begin
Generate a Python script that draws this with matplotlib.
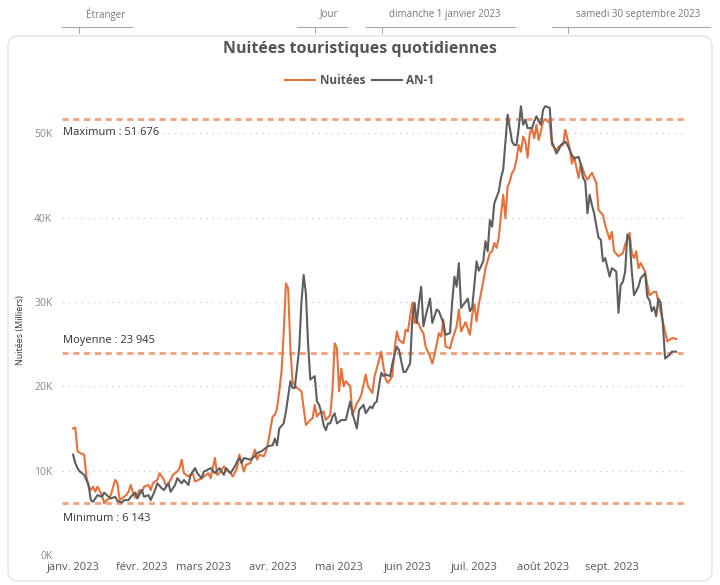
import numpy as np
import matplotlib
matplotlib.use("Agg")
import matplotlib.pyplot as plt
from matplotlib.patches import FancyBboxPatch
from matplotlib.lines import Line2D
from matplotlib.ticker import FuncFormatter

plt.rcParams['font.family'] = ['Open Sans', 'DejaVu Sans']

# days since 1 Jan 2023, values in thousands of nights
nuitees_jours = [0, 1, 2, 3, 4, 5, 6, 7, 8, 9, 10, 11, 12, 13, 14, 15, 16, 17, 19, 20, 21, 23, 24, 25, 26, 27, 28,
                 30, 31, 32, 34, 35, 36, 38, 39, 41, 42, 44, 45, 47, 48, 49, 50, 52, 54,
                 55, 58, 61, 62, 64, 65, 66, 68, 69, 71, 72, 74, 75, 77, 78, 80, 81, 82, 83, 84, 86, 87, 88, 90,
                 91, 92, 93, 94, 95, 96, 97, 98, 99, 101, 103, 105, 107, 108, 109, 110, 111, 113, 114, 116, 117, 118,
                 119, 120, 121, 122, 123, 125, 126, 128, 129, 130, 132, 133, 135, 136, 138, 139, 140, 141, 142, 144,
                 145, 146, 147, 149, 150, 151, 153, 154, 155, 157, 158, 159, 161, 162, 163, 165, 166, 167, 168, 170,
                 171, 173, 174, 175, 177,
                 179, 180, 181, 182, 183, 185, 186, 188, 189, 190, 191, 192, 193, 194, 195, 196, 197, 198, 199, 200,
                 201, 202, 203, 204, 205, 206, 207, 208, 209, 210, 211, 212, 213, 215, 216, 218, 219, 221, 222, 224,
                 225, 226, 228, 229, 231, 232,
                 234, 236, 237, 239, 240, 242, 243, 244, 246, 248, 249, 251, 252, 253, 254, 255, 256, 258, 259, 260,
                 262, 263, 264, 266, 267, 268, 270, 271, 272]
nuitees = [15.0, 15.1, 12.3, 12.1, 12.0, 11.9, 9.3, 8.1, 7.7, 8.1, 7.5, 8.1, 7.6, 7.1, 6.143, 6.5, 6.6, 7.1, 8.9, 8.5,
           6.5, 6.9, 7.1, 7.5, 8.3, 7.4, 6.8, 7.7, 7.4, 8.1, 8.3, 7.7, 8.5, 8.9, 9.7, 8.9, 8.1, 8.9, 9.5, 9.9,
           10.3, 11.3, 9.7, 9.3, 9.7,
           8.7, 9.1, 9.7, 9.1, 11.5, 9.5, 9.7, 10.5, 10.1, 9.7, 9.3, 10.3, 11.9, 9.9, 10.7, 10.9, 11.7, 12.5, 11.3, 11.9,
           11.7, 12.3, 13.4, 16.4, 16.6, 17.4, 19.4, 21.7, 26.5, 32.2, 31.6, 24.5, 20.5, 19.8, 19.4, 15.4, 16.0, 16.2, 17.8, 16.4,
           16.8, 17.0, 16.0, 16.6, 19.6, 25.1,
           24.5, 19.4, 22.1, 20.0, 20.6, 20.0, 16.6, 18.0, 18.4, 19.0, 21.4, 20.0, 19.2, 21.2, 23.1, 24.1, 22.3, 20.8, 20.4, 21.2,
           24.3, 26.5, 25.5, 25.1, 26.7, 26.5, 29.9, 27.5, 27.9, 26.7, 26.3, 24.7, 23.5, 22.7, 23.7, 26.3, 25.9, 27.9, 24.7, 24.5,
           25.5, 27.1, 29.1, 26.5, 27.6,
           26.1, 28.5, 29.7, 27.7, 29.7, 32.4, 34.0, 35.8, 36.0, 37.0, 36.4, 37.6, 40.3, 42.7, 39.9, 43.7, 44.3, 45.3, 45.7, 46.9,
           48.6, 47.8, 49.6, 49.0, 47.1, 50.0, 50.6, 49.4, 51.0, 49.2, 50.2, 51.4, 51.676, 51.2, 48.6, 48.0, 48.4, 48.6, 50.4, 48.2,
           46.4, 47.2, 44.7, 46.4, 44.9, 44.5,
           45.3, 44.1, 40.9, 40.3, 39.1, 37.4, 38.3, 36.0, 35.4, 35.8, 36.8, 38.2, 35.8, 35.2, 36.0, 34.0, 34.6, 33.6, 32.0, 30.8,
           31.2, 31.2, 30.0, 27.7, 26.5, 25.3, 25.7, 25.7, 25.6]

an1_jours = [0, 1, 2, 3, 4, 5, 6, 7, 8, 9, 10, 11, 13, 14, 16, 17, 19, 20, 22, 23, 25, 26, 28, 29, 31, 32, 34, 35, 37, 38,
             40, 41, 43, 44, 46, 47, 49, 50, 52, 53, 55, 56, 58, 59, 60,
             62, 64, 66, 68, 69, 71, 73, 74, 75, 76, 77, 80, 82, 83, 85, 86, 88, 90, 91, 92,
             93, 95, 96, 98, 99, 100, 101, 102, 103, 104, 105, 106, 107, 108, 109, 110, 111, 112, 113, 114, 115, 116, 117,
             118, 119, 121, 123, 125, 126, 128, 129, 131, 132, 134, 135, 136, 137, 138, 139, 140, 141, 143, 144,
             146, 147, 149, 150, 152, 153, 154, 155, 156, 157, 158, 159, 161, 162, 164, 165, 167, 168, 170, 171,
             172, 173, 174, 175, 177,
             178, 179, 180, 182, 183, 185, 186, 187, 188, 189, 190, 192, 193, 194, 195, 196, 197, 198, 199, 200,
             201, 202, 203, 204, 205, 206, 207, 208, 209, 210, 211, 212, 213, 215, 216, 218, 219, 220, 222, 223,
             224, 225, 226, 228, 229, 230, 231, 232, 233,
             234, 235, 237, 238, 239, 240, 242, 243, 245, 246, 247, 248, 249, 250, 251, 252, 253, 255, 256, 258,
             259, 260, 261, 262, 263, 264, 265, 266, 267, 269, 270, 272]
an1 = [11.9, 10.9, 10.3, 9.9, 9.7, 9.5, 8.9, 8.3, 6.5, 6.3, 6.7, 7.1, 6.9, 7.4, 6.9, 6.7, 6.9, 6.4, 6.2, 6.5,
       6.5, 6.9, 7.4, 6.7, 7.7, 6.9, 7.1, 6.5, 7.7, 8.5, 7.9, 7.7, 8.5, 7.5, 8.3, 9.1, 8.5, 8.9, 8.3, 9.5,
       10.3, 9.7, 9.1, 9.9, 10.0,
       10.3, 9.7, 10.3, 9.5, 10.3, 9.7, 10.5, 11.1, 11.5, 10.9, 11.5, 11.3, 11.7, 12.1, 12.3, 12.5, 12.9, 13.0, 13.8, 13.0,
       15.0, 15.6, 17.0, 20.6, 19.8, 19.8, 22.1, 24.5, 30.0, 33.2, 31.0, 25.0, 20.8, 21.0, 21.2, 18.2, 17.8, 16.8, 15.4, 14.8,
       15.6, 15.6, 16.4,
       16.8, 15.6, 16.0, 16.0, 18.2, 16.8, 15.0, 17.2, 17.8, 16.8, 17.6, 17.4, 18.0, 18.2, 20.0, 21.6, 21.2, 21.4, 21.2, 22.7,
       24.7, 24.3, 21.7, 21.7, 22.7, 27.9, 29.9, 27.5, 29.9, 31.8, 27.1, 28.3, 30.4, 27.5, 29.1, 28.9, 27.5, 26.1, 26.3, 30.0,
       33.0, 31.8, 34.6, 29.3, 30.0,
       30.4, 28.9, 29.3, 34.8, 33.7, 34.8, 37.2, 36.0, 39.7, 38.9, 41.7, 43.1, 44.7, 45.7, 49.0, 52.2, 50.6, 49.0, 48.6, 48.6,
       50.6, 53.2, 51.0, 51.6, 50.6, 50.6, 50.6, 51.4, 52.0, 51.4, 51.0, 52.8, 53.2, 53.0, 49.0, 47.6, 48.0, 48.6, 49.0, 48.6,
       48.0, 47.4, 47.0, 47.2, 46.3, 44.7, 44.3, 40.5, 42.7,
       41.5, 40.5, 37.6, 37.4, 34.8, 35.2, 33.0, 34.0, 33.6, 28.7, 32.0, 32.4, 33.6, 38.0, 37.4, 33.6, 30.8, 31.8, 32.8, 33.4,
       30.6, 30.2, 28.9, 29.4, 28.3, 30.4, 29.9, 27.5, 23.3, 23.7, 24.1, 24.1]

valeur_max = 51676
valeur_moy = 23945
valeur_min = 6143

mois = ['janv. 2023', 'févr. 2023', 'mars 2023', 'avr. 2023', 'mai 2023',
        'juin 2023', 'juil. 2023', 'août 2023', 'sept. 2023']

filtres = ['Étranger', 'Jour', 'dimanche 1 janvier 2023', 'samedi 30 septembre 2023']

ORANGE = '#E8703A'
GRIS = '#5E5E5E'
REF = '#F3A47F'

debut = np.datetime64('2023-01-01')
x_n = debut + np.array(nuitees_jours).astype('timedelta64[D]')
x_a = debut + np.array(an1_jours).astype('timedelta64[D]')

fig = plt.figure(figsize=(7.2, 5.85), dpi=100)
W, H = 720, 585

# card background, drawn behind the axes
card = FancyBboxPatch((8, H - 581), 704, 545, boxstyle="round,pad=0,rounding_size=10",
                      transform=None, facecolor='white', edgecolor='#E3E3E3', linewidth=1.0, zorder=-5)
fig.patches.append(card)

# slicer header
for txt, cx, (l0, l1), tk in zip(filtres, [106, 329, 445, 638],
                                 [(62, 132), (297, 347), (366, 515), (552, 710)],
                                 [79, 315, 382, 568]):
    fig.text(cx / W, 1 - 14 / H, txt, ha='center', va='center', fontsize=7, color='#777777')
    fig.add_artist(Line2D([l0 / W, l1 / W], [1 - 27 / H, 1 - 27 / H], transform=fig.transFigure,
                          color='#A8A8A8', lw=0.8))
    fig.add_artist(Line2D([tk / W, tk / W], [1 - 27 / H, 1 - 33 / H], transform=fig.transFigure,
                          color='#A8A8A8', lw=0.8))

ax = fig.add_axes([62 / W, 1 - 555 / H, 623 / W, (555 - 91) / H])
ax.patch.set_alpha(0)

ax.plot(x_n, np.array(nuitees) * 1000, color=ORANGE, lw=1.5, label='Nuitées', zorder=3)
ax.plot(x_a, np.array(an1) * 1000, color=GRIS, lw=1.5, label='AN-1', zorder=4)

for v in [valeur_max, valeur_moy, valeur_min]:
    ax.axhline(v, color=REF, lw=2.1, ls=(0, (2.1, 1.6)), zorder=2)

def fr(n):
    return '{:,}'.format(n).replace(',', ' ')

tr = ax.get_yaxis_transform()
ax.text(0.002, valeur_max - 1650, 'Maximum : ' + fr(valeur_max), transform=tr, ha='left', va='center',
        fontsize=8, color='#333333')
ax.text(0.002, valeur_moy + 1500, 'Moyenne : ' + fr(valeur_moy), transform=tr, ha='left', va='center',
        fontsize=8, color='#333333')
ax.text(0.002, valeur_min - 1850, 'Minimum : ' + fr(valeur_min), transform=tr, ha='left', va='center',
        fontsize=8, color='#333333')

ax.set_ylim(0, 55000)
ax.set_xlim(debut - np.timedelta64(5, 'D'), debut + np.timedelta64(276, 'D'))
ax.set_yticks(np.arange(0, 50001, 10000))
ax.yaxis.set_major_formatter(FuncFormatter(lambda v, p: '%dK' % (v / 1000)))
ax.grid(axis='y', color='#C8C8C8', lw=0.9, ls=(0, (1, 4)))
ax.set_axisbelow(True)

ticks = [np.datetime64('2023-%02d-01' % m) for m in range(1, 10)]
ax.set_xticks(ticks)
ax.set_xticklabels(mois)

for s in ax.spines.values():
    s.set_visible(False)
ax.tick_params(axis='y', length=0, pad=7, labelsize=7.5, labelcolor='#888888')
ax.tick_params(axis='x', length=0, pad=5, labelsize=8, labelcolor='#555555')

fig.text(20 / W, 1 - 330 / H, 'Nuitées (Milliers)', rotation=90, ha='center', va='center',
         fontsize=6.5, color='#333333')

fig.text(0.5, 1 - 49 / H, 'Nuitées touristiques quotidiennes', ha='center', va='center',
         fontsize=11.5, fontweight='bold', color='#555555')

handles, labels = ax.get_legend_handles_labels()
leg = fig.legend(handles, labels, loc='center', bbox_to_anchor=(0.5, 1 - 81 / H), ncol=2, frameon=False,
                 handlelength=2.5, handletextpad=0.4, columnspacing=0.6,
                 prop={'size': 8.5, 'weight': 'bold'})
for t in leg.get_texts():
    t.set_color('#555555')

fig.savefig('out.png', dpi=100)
end
Problem to solve
Return exactly what appears from the opening line of the material through the line with "plt.rcParams['font.family'] = ['Open", apart from the pictures.

Exercise solution
Generate a Python script that draws this with matplotlib.
import numpy as np
import matplotlib
matplotlib.use("Agg")
import matplotlib.pyplot as plt
from matplotlib.patches import FancyBboxPatch
from matplotlib.lines import Line2D
from matplotlib.ticker import FuncFormatter

plt.rcParams['font.family'] = ['Open Sans', 'DejaVu Sans']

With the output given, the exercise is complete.